The default arguments specify that the local file is a tempfile (via R's tempfile()
), and that the temp file is removed once the read or write has completed.
Both s3io_read()
and s3io_write()
are just wrappers around an underlying reader or writer function which must be specified by the user.
The underlying reader function should take the form:
function(obj, file, ...)
and the writer function should take the form:
function(file, ...)
Here's an example session where the iris table is first written to, then read in from an S3 location:
> s3io_write(iris, bucket = "bktname", key = "the/key.csv", readr::write_csv, col_names = FALSE)
> foo <- s3io_read("bktname", "the/key.csv", readr::read_csv, col_names = FALSE)
In the example, readr::read_csv()
and readr::write_csv()
serve as the underlying reader and writer functions.
col_names = FALSE
is one of the optional arguments passed on to those underlying functions.

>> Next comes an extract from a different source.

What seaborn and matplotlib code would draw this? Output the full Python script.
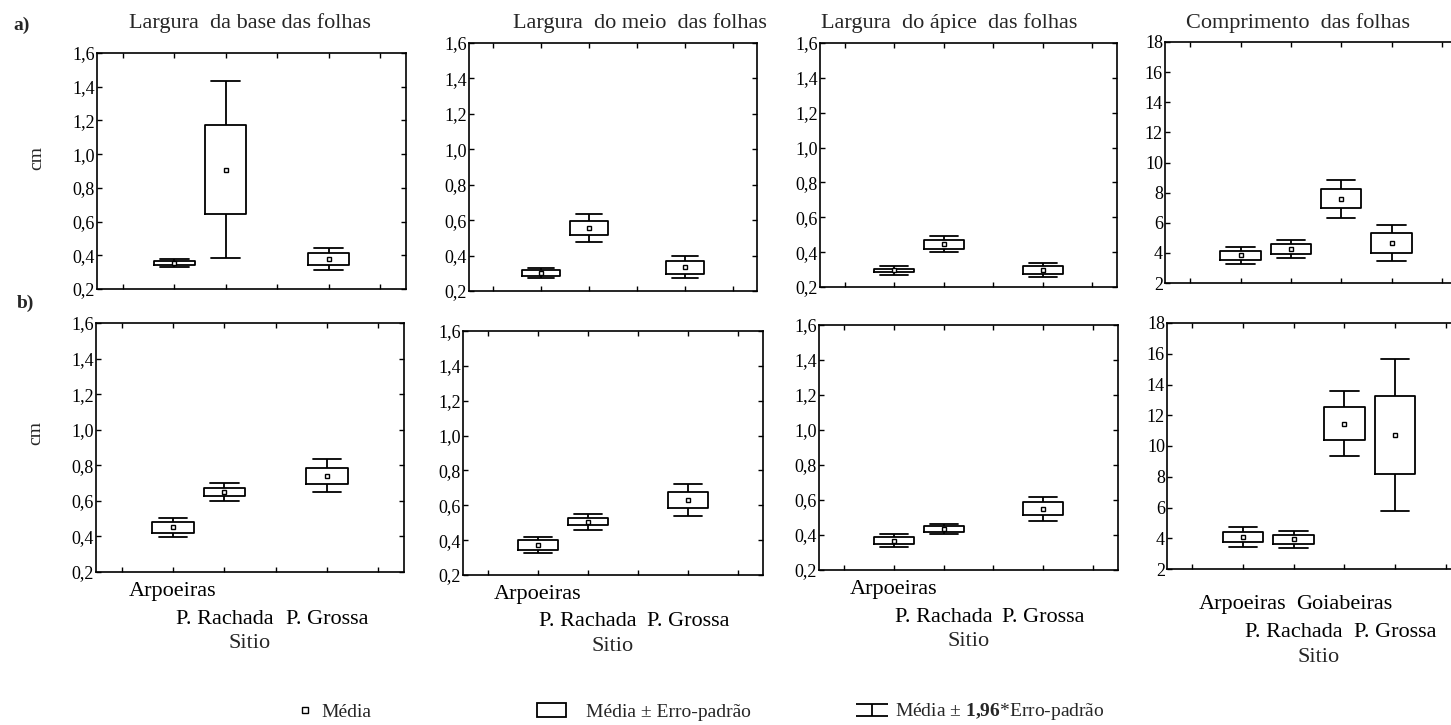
import numpy as np
import pandas as pd
import matplotlib
matplotlib.use("Agg")
import matplotlib.pyplot as plt
from matplotlib.lines import Line2D
from matplotlib.patches import Patch
from matplotlib.path import Path
import seaborn as sns

sites = ["Arpoeiras", "P. Rachada", "Goiabeiras", "P. Grossa"]

# a) valores: media, erro-padrao, 1,96*erro-padrao
base_a_mean = [0.355, 0.908, np.nan, 0.380]
base_a_se = [0.013, 0.265, np.nan, 0.036]
base_a_ci = [0.024, 0.523, np.nan, 0.065]

meio_a_mean = [0.302, 0.555, np.nan, 0.333]
meio_a_se = [0.016, 0.041, np.nan, 0.036]
meio_a_ci = [0.030, 0.080, np.nan, 0.062]

apice_a_mean = [0.296, 0.444, np.nan, 0.298]
apice_a_se = [0.010, 0.026, np.nan, 0.021]
apice_a_ci = [0.025, 0.046, np.nan, 0.040]

comp_a_mean = [3.84, 4.25, 7.60, 4.64]
comp_a_se = [0.29, 0.35, 0.64, 0.65]
comp_a_ci = [0.57, 0.58, 1.26, 1.20]

# b)
base_b_mean = [0.452, 0.651, np.nan, 0.740]
base_b_se = [0.031, 0.024, np.nan, 0.046]
base_b_ci = [0.053, 0.050, np.nan, 0.093]

meio_b_mean = [0.373, 0.506, np.nan, 0.631]
meio_b_se = [0.027, 0.021, np.nan, 0.045]
meio_b_ci = [0.045, 0.045, np.nan, 0.094]

apice_b_mean = [0.368, 0.433, np.nan, 0.550]
apice_b_se = [0.021, 0.016, np.nan, 0.036]
apice_b_ci = [0.038, 0.030, np.nan, 0.070]

comp_b_mean = [4.09, 3.93, 11.45, 10.72]
comp_b_se = [0.33, 0.30, 1.06, 2.52]
comp_b_ci = [0.67, 0.57, 2.12, 4.92]

titles = ["Largura  da base das folhas", "Largura  do meio  das folhas",
          "Largura  do ápice  das folhas", "Comprimento  das folhas"]
width_ticks = [0.2, 0.4, 0.6, 0.8, 1.0, 1.2, 1.4, 1.6]
comp_ticks = [2, 4, 6, 8, 10, 12, 14, 16, 18]

W, H = 1451, 725

sns.set_theme(style="white")
plt.rcParams["font.family"] = ["Liberation Serif", "DejaVu Serif"]
plt.rcParams["mathtext.fontset"] = "custom"
plt.rcParams["mathtext.rm"] = "Liberation Serif"
plt.rcParams["mathtext.bf"] = "Liberation Serif:bold"


def long_table(mean, se, ci):
    rows = []
    for s, m, e, c in zip(sites, mean, se, ci):
        if np.isnan(m):
            continue
        for v in (m - c, m - e, m, m + e, m + c):
            rows.append({"sitio": s, "cm": v})
    return pd.DataFrame(rows)


def px_rect(l, t, r, b):
    return [l / W, 1 - b / H, (r - l) / W, (b - t) / H]


def draw_panel(ax, mean, se, ci, ticks):
    df = long_table(mean, se, ci)
    sns.boxplot(data=df, x="sitio", y="cm", order=sites, whis=(0, 100),
                width=0.8, fill=False, color="black", linewidth=1.3,
                capwidths=0.56, medianprops={"visible": False},
                showfliers=False, ax=ax)
    means = pd.DataFrame({"sitio": sites, "media": mean}).dropna()
    sns.pointplot(data=means, x="sitio", y="media", order=sites,
                  errorbar=None, linestyle="none", marker="s", markersize=3.5,
                  color="black", markerfacecolor="white",
                  markeredgewidth=1.0, ax=ax)
    ax.set_xlim(-1.5, 4.5)
    # rotulos em duas linhas: posicoes 0 e 2 na primeira, 1 e 3 na segunda
    ax.set_xticks([-1, 0, 2, 4])
    ax.set_xticks([1, 3], minor=True)
    ax.set_xticklabels([""] * 4)
    ax.set_xticklabels([""] * 2, minor=True)
    ax.set_ylim(ticks[0], ticks[-1])
    ax.set_yticks(ticks)
    if isinstance(ticks[0], float):
        ax.set_yticklabels([f"{t:.1f}".replace(".", ",") for t in ticks])
    else:
        ax.set_yticklabels([str(t) for t in ticks])
    ax.tick_params(axis="both", which="both", direction="in", top=True, right=True,
                   bottom=True, left=True, length=3.5, width=1, colors="black")
    ax.tick_params(axis="y", labelsize=13, pad=1.5)
    for sp in ax.spines.values():
        sp.set_visible(True)
        sp.set_linewidth(1.2)
        sp.set_color("black")
    ax.set_xlabel("")
    ax.set_ylabel("")


fig = plt.figure(figsize=(W / 100, H / 100), dpi=100)
fig.patch.set_facecolor("white")

top_rects = [(97, 53, 406, 289), (469, 43, 757, 291), (820, 43, 1117, 287), (1165, 42, 1467, 283)]
bot_rects = [(96, 323, 404, 572), (463, 331, 763, 575), (819, 325, 1118, 570), (1167, 323, 1471, 569)]
title_x = [250, 640, 949, 1298]

top_data = [(base_a_mean, base_a_se, base_a_ci), (meio_a_mean, meio_a_se, meio_a_ci),
            (apice_a_mean, apice_a_se, apice_a_ci), (comp_a_mean, comp_a_se, comp_a_ci)]
bot_data = [(base_b_mean, base_b_se, base_b_ci), (meio_b_mean, meio_b_se, meio_b_ci),
            (apice_b_mean, apice_b_se, apice_b_ci), (comp_b_mean, comp_b_se, comp_b_ci)]

for i in range(4):
    ticks = comp_ticks if i == 3 else width_ticks
    # linha a)
    ax = fig.add_axes(px_rect(*top_rects[i]))
    draw_panel(ax, *top_data[i], ticks)
    fig.text(title_x[i] / W, 1 - 23 / H, titles[i], ha="center", va="center", fontsize=16)
    if i == 0:
        ax.set_ylabel("cm", fontsize=14)
        ax.yaxis.set_label_coords(-0.167, 0.555)

    # linha b)
    ax = fig.add_axes(px_rect(*bot_rects[i]))
    draw_panel(ax, *bot_data[i], ticks)
    goia = "Goiabeiras" if i == 3 else ""
    ax.set_xticklabels(["", sites[0], goia, ""])
    ax.set_xticklabels([sites[1], sites[3]], minor=True)
    pad1 = 19 if i == 3 else 7
    ax.tick_params(axis="x", which="major", labelsize=16, pad=pad1)
    ax.tick_params(axis="x", which="minor", labelsize=16, pad=pad1 + 20)
    ax.set_xlabel("Sitio", fontsize=16, labelpad=4)
    if i == 0:
        ax.set_ylabel("cm", fontsize=14)
        ax.yaxis.set_label_coords(-0.167, 0.56)

fig.text(22 / W, 1 - 25 / H, "a)", fontsize=14, fontweight="bold", ha="center", va="center")
fig.text(25 / W, 1 - 303 / H, "b)", fontsize=14, fontweight="bold", ha="center", va="center")

# legenda
ibeam = Path([(-1, 0.4), (1, 0.4), (0, 0.4), (0, -0.4), (-1, -0.4), (1, -0.4)],
             [Path.MOVETO, Path.LINETO, Path.MOVETO, Path.LINETO, Path.MOVETO, Path.LINETO])
h_mean = Line2D([], [], linestyle="none", marker="s", markersize=4,
                markerfacecolor="white", markeredgecolor="black", markeredgewidth=1.0)
h_box = Patch(facecolor="white", edgecolor="black", linewidth=1.3)
h_ci = Line2D([], [], linestyle="none", marker=ibeam, markersize=23,
              markerfacecolor="none", markeredgecolor="black", markeredgewidth=1.3)

leg_y = 1 - 712 / H
common = dict(loc="center left", frameon=False, fontsize=14, borderpad=0, borderaxespad=0)
fig.legend(handles=[h_mean], labels=["Média"], bbox_to_anchor=(295 / W, leg_y),
           handlelength=1.0, handletextpad=0.35, **common)
fig.legend(handles=[h_box], labels=["Média ± Erro-padrão"], bbox_to_anchor=(537 / W, leg_y),
           handlelength=1.5, handleheight=0.7, handletextpad=1.0, **common)
fig.legend(handles=[h_ci], labels=["Média ± $\\mathbf{1{,}96}$*Erro-padrão"],
           bbox_to_anchor=(856 / W, leg_y), handlelength=1.65, handletextpad=0.35, **common)

fig.savefig("out.png", dpi=100, facecolor="white")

Other common readers and writers might be base::write.csv()
, base::read.delim()
, base::write.table()
, base::readRDS()
, base::saveRDS()
, etc.
In cases where a reader or writer doesn't meet the required signature, the user can create her own wrapper, like so:
## this function can't be used directly by s3io_write:
> my_new_writer <- function(file, obj) { ... }
## but we can wrap it:
> my_newer_writer <- function(obj, file) my_new_writer(file, obj)
## and now we can use it with s3io_write:
> s3io_write(obj, bucket, key, my_newer_writer)
The s3io package uses the awscli package and thus relies on the standard AWS CLI toolkit conventions to handle permissions/credentials/IAM decisions.